Terasa benar bahwa Raudal Tanjung Banua mengalirkan narasi dengan empati religiositas yang tersusupi kultur. Konflik meruncing karena sikap puritanisme kaum ulama yang mencipta otoritas beragama. Ia menyentak kesadaran kita akan relativitas beragama dan kontradiksi kebenaran yang mengalir dalam struktur narasi.
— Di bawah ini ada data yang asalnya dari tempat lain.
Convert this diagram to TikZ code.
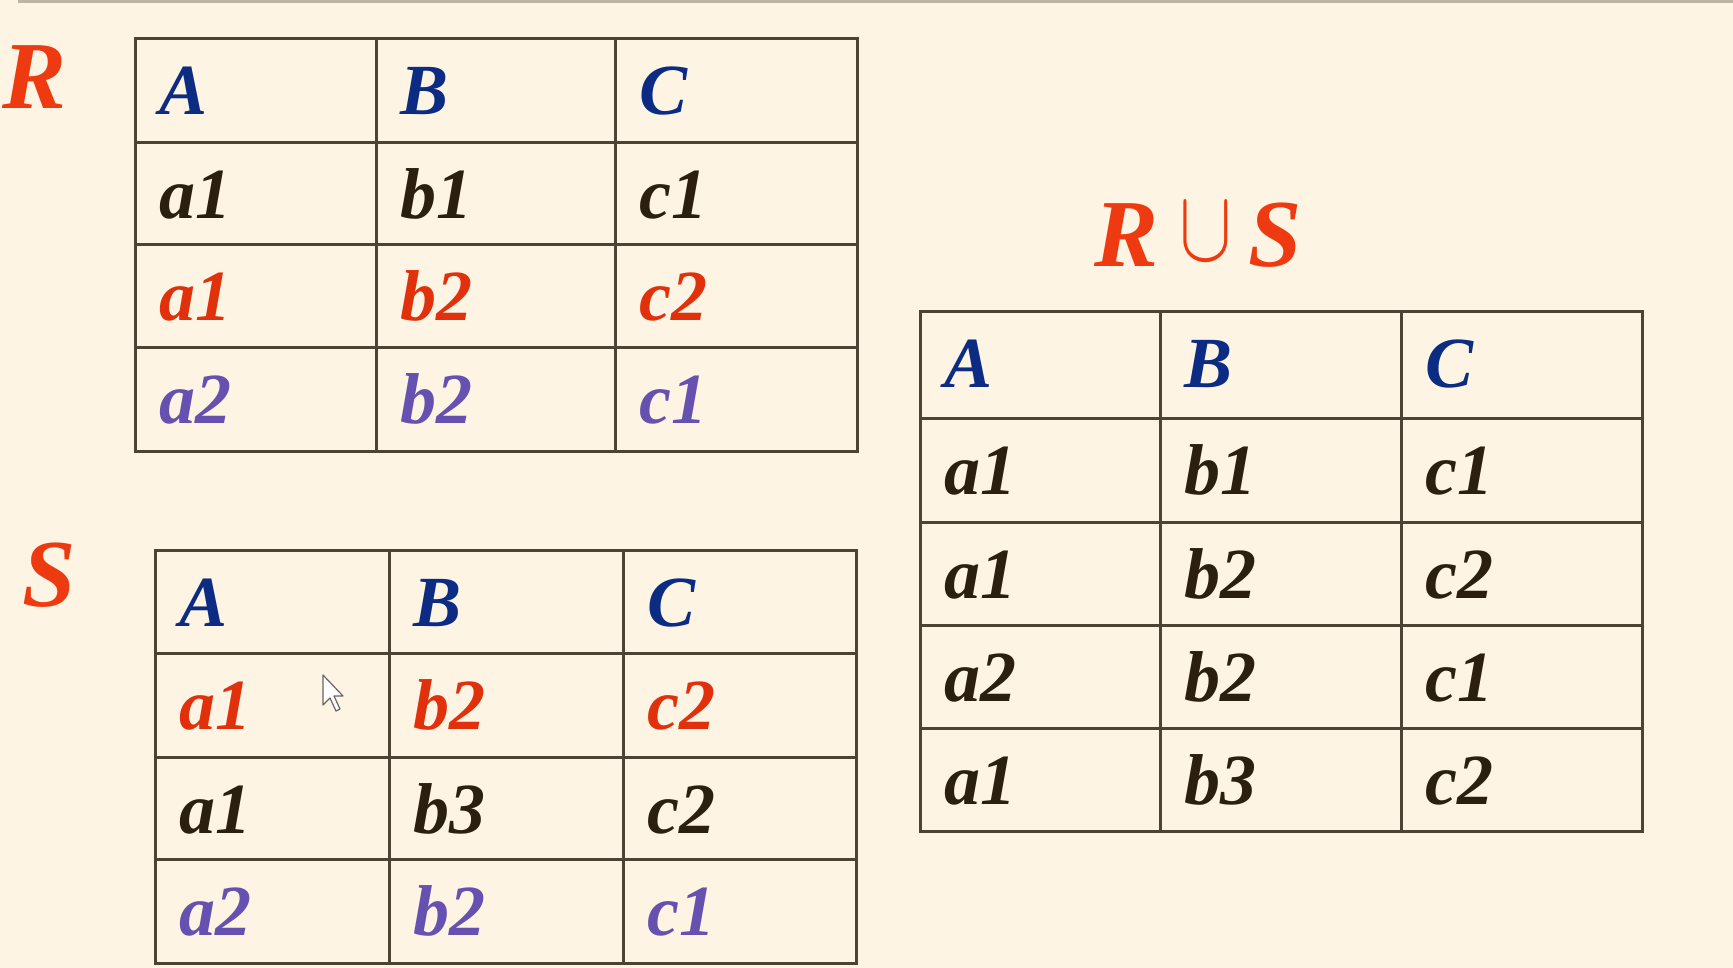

Ia mengantarkan konflik religiositas dengan sudut pandang tokoh yang kehilangan kearifan lokal, dan caranya bertutur tidak meratap, tidak dengan dendam, tetapi dengan mengalirkan empati. Ia mencipta struktur narasi yang memberikan kesadaran bahwa telah berkembang upaya untuk menyisihkan kaum ulama yang menghidupkan kearifan lokal dalam religiositas.
Memberi arah
Ketiga cerpen yang mengangkat tema Ramadhan dalam perkembangan sastra Indonesia mutakhir ini memberi arah akan pencapaian katarsis. Mereka mengangkat realitas ekonomi, sosial, dan agama. Umar Kayam dengan krisis moneter, Hamsad Rangkuti dengan konflik sosial, dan Raudal Tanjung Banua mengangkat konflik otoritas beragama.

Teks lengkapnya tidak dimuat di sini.